La strada da seguire è stata così individuata nel dibattito europeo verso un’armonizzazzione massima e accentramento a livello europeo delle fondamentali funzioni di vigilanza bancaria e gestione delle crisi. Prende corpo il progetto di Unione Bancaria Europea che costituisce proprio la risposta normativa-istituzionale ai fenomeni di dissesto appena analizzati. Tre pilastri ne sono a fondamento:
1- Sistema Unico di Viglianza Europeo (Single Supervisory Mechanism)
2- Sistema Unico di Risoluzione delle Crisi (Single Resolution Mechanism), accompagnato da un Fondo unico di risoluzione (Single Resolution Fund)
3- Sistema unico di garanzia depositi
L’unicum di regole è costituito dal Single Rule Book formato da 28 interventi normativi che perseguono lo scopo di creare questa nuova architettura cercando un equilibrio tra competenze europee e nazionali declinate secondo i principi di sussidiarietà e proporzionalità sanciti dal TUE, art.5.
Entrano così nel panorama degli ordinamenti europei e nazionali nuovi concetti giuridici; la risoluzione è costituita da un armamentario di strumenti nuovi e poteri volti a evitare situazioni di dissesto (bail-in, non più bail-out; cessione dell’impresa; separazione good bank – bad bank in cui confluiscono gli attivi deteriorati; bridge-bank).
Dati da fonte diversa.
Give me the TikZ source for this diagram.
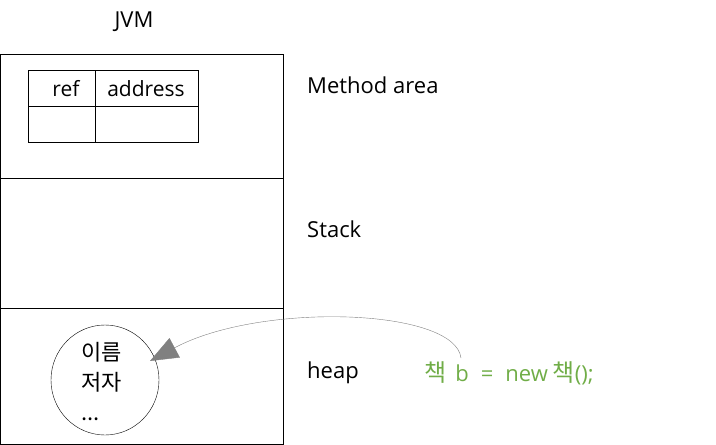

Si fronteggia la crisi finanziaria del 2008 ma rimangono comunque alcuni interrogativi sulla completezza delle misure adottate. Come ha osservato Ignazio Visco in un intervento all’Accademia Nazionale dei Lincei “Quando si verifica una discontinuità rispetto al passato, i cambiamenti dei modelli comportamentali degli agenti possono essere di vasta portata e le dinamiche passate non sono più in grado di fornire un riferimento per comprendere il presente, men che meno il futuro”. In sostanza, nel dibattito economico-giuridico ci si domanda se le misure adottate dall’UBE sono tali da esaurire tutte le risposte e le preoccupazioni non solo europee, ma anche nazionali.
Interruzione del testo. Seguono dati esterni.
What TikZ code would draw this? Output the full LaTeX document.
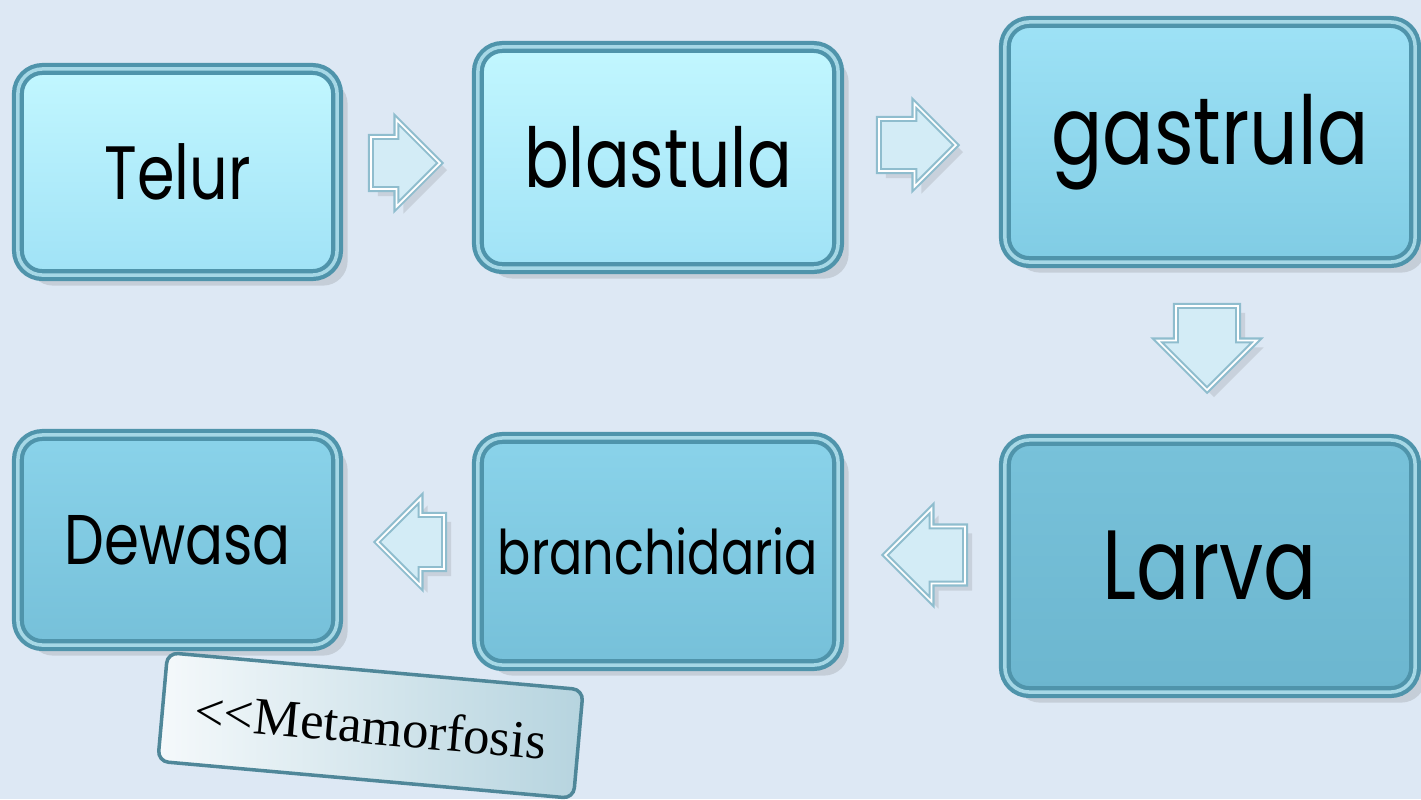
\documentclass[tikz,border=0pt]{standalone}
\usepackage{fontspec}
\newfontfamily\stagefont[FakeStretch=0.8]{Poppins}
\newfontfamily\notefont{Liberation Serif}
\usetikzlibrary{shapes.arrows,shadows}

\definecolor{bgblue}{HTML}{DDE8F4}
\definecolor{rim}{HTML}{4F94AB}
\definecolor{rimlight}{HTML}{A6D8E6}
\definecolor{arrowfill}{HTML}{D3ECF6}
\definecolor{arrowedge}{HTML}{8FBDCE}
\definecolor{noteedge}{HTML}{4F8799}

\tikzset{
  stage/.style={rectangle, rounded corners=7pt, draw=rim, line width=1.2pt,
    double=rimlight, double distance=1pt, inner sep=0pt,
    drop shadow={shadow xshift=3pt, shadow yshift=-3pt, opacity=0.16, fill=black!70}},
  paleA/.style={top color={rgb,255:red,194;green,247;blue,255}, bottom color={rgb,255:red,160;green,226;blue,246}},
  paleB/.style={top color={rgb,255:red,158;green,226;blue,246}, bottom color={rgb,255:red,128;green,204;blue,228}},
  paleC/.style={top color={rgb,255:red,138;green,211;blue,234}, bottom color={rgb,255:red,118;green,192;blue,217}},
  paleD/.style={top color={rgb,255:red,120;green,194;blue,218}, bottom color={rgb,255:red,108;green,182;blue,207}},
  flow/.style={single arrow, fill=arrowfill, draw=arrowedge, line width=0.6pt,
    double=white, double distance=0.5pt, inner xsep=0pt, outer sep=0pt, anchor=tip,
    drop shadow={shadow xshift=2pt, shadow yshift=-2pt, opacity=0.14, fill=black!70}},
  note/.style={rectangle, rounded corners=3pt, draw=noteedge, line width=1pt,
    left color={rgb,255:red,245;green,249;blue,251}, right color={rgb,255:red,182;green,212;blue,223},
    inner sep=0pt, font=\notefont\fontsize{15}{17}\selectfont}
}

\begin{document}
\begin{tikzpicture}[x=0.01cm, y=-0.01cm]
\fill[bgblue] (0,0) rectangle (1421,799);
\useasboundingbox (0,0) rectangle (1421,799);

% top row
\node[stage, paleA, minimum width=3.19cm, minimum height=2.06cm,
      font=\stagefont\fontsize{21.5}{25}\selectfont] (telur) at (177.5,172) {Telur};
\node[stage, paleA, minimum width=3.60cm, minimum height=2.21cm,
      font=\stagefont\fontsize{23.5}{27}\selectfont] (blastula) at (658,157.5) {blastula};
\node[stage, paleB, minimum width=4.10cm, minimum height=2.40cm,
      font=\stagefont\fontsize{27}{31}\selectfont] (gastrula) at (1210,142) {gastrula};

% bottom row
\node[stage, paleD, minimum width=4.10cm, minimum height=2.52cm,
      font=\stagefont\fontsize{28}{32}\selectfont] (larva) at (1210,566) {Larva};
\node[stage, paleC, minimum width=3.60cm, minimum height=2.27cm,
      font=\stagefont\fontsize{17.5}{21}\selectfont] (branchidaria) at (658,551.5) {branchidaria};
\node[stage, paleC, minimum width=3.19cm, minimum height=2.10cm,
      font=\stagefont\fontsize{20}{24}\selectfont] (dewasa) at (177.5,540) {Dewasa};

% block arrows (placed by their tips)
\node[flow, inner ysep=0.25cm, minimum height=0.69cm, single arrow head extend=0.175cm] (a1) at (440,163) {};
\node[flow, inner ysep=0.25cm, minimum height=0.77cm, single arrow head extend=0.155cm] (a2) at (956,145) {};
\node[flow, rotate=-90, inner ysep=0.30cm, minimum height=0.84cm, single arrow head extend=0.185cm] (a3) at (1207,390) {};
\node[flow, rotate=180, inner ysep=0.275cm, minimum height=0.80cm, single arrow head extend=0.18cm] (a4) at (885,555) {};
\node[flow, rotate=180, inner ysep=0.26cm, minimum height=0.67cm, single arrow head extend=0.165cm] (a5) at (377,542) {};

\node[note, rotate=-5.1, minimum width=4.17cm, minimum height=1.09cm] (meta) at (370.5,725.5) {{<}{<}Metamorfosis};
\end{tikzpicture}
\end{document}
«Quasi tutti conoscono la storia del tizio che cercava le chiavi sotto un lampione non perché le avesse perse lì, ma perché quello era l’unico punto illuminato della strada. Di solito le barzellette non sono immediatamente comprensibili ovunque. È raro che l’umorismo attraversi le frontiere e in genere resta connotato a livello nazionale. Ma in questo caso potrebbe avere a che fare con una caratteristica inerente alla natura umana: cercare di vederci chiaro, che si parli di vista o di riflessione” Con queste parole Jean Paul Fitoussi, professore presso Sciences Po a Parigi, professore presso l’Università LUISS di Roma, e membro del Center on Capitalism and Society della Columbia University, introduce la sua brillante analisi della crisi economica dei Paesi occidentali. Gli studiosi di ogni campo, spiega, sono coloro che scelgono cosa occorre illuminare, i fenomeni da analizzare e i sistemi di misurazione da utilizzare. Ma cosa accade se compaiono fenomeni nuovi, o se ne riemergono altri che pensavamo appartenere al passato? Se continuiamo a cercare alla luce dei vecchi lampioni, allora, come l’uomo che ha perso le chiavi, perdiamo ogni possibilità di vederci chiaro. Ecco l’errore commesso, secondo Fitoussi, nell’odierna politica economica: «illuminare» dove non serve. Cercare soluzioni che possono anche essere giuste, ma che rispondono alle domande sbagliate.
«Se le nostre scelte non sono pertinenti, – scrive Fitoussi – le nostre ricerche saranno infruttuose. Nell’ambito dell’agire politico questo può avere conseguenze gravi, perché gli errori possono accumularsi: errori nella definizione dell’obiettivo, nella sua valutazione, nella scelta degli strumenti utilizzati in funzione dei fini ricercati, vale a dire nella teoria o dottrina che presiederà all’azione».